Robert Redford é realmente um homem admirável. Astro de cinema, com propostas sempre batendo a sua porta, resolveu ir além da carreira de ator e investir em projetos mais ousados. Criou o festival Sundance, para filmes independentes, com o intuito de promover o surgimento de uma nova geração de cineastas, dando-lhes o espaço que Hollywood e o Oscar não costumam dar. Tornou-se diretor e, para a surpresa de muitos, tem trazido a tona filmes que demonstram maestria tanto na condução quanto nas temáticas, sempre diferenciadas, questionadoras, polêmicas. Em seus filmes quer sair do lugar comum, incomodar, deixar os espectadores com dúvidas quanto a seus próprios posicionamentos e atitudes.
Este é o caso de "Leões e Cordeiros", estrelado por Redford ao lado de Tom Cruise e Meryl Streep, o que, por si só, já nos dá idéia de se tratar de um filme com grande potencial. Normalmente atores como Streep ou Cruise só colocam seus nomes em produções que venham a ter repercussão junto ao público e/ou a crítica.
Em "Leões e Cordeiros", os alvos são principalmente os espectadores, com especial predileção pelos norte-americanos, mas também passível de releituras e reinterpretações de acordo com outros contextos, como o nosso, o brasileiro.
É certo que as realidades apresentadas parecem distantes do nosso país, mas cinema e cultura em geral utilizam-se de metáforas até mesmo quando parecem tão evidentes, como é o caso de "Leões e Cordeiros", tão focado num universo aparentemente de compreensão exclusiva para os Estados Unidos e seus cidadãos.
No filme há três histórias que se cruzam, com a primeira tendo como protagonistas Cruise e Streep, respectivamente nos papéis de um ascendente senador da república, com claros objetivos de concorrer a presidência, e uma repórter liberal, que quer ainda ser questionadora e incisiva, mas que de súbito se percebe refém do sistema, das circunstâncias, da necessidade...
A relação entre eles é anterior a este encontro e foi marcada por uma reportagem de autoria dela que abriu portas e acabou levando o jovem político a ascender e ser reconhecido mais rapidamente por seus pares e pela sociedade. O ocorrido fez com que o senador, neste momento, recorra novamente a jornalista, oferecendo a ela a oportunidade de uma exclusiva, com informações importantes, a respeito dos rumos da guerra no Afeganistão. A promessa é a de que venha inclusive a revelar os próximos passos militares dos EUA na região...
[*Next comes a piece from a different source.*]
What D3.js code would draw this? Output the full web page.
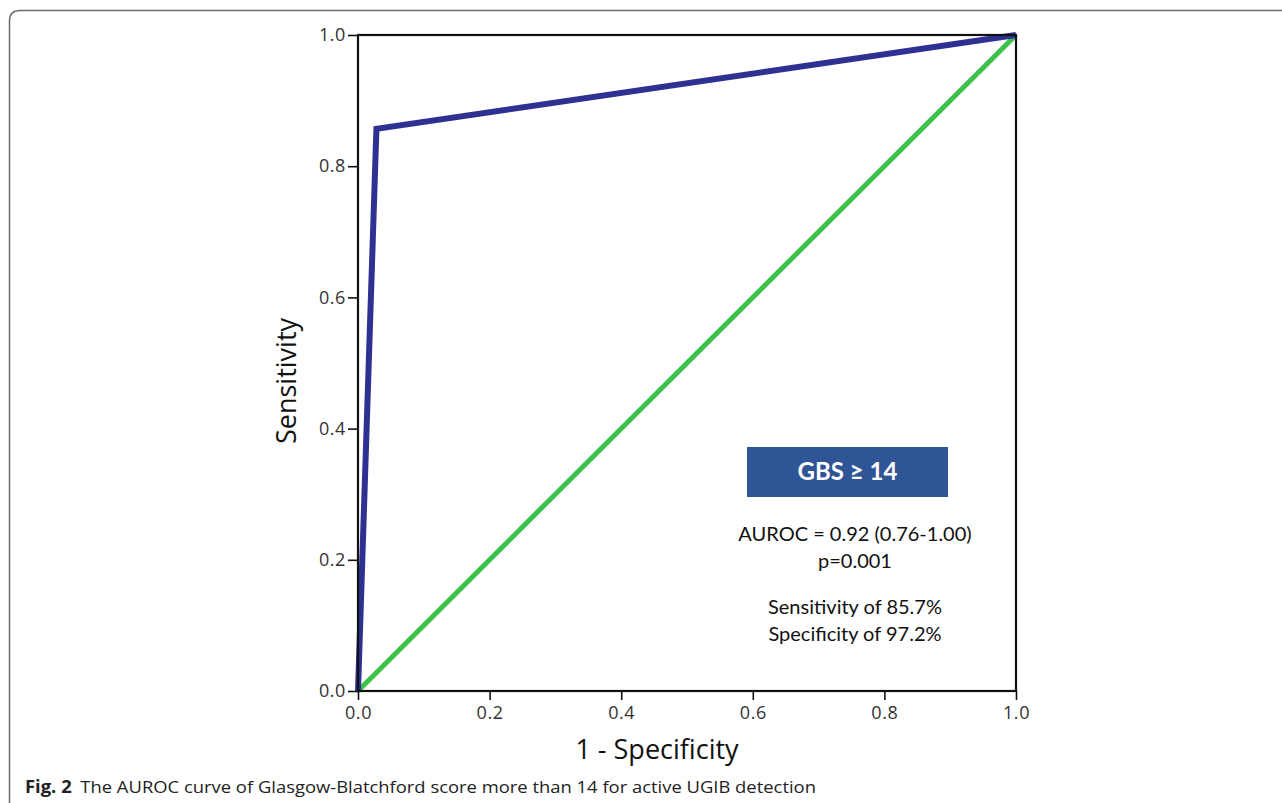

Para que isso aconteça, no entanto, ele deixa claro que o sucesso da operação depende da forma como a idéia vai ser vendida pela imprensa ao grande público... Ou seja, torna-a cúmplice do governo ao aliciá-la através da oferta dessa matéria exclusiva, de caráter bombástico... Será que ela deve aceitar? E o jornal onde trabalha, vai permitir a ela que rejeite a oferta, afinal de contas, a informação sendo vendida como autêntico furo jornalístico daria mais crédito e aumentaria a lucratividade da empresa?
Enquanto isso, dois jovens estudantes universitários, decididos a marcar sua existência e cidadania, abandonam seus cursos e vão para a guerra, justamente no Afeganistão. Querem com isso comprovar sua tese, defendida perante colegas e professor, de que devemos fazer mais do que simplesmente pensar ou defender posturas. O imprescindível é engajar-se, participar, agir, realizar... E está em curso a segunda história, que corre em paralelo com as tramas narradas pelo senador a jornalista.
Enquanto isso, numa universidade norte-americana, um professor (Redford) se reúne com um de seus melhores alunos para convencer-lhe a dedicar-se mais aos estudos. Vê no jovem um enorme potencial, mas percebe que seu interesse caiu e que, um certo descaso em relação aos estudos surgiu no horizonte. Discutem educação, falam sobre a relação entre os estudos e a realidade, abordam política, debatem engajamento, questionam a guerra... Afinal de contas, diz o professor, não percebemos, mas o sistema a todo o momento nos compele a acomodação e, sem que percebamos, nos tira a consciência do dever que temos para com a comunidade, com o todo social...
São ricos debates que, certamente provocam os espectadores e fazem com que eles pensem todos os assuntos e tramas que correm paralelos. É um filme denso, com atuações fortes, diálogos marcantes e interpretações de peso dos astros Redford, Cruise e Streep. Cinema de Primeiríssima!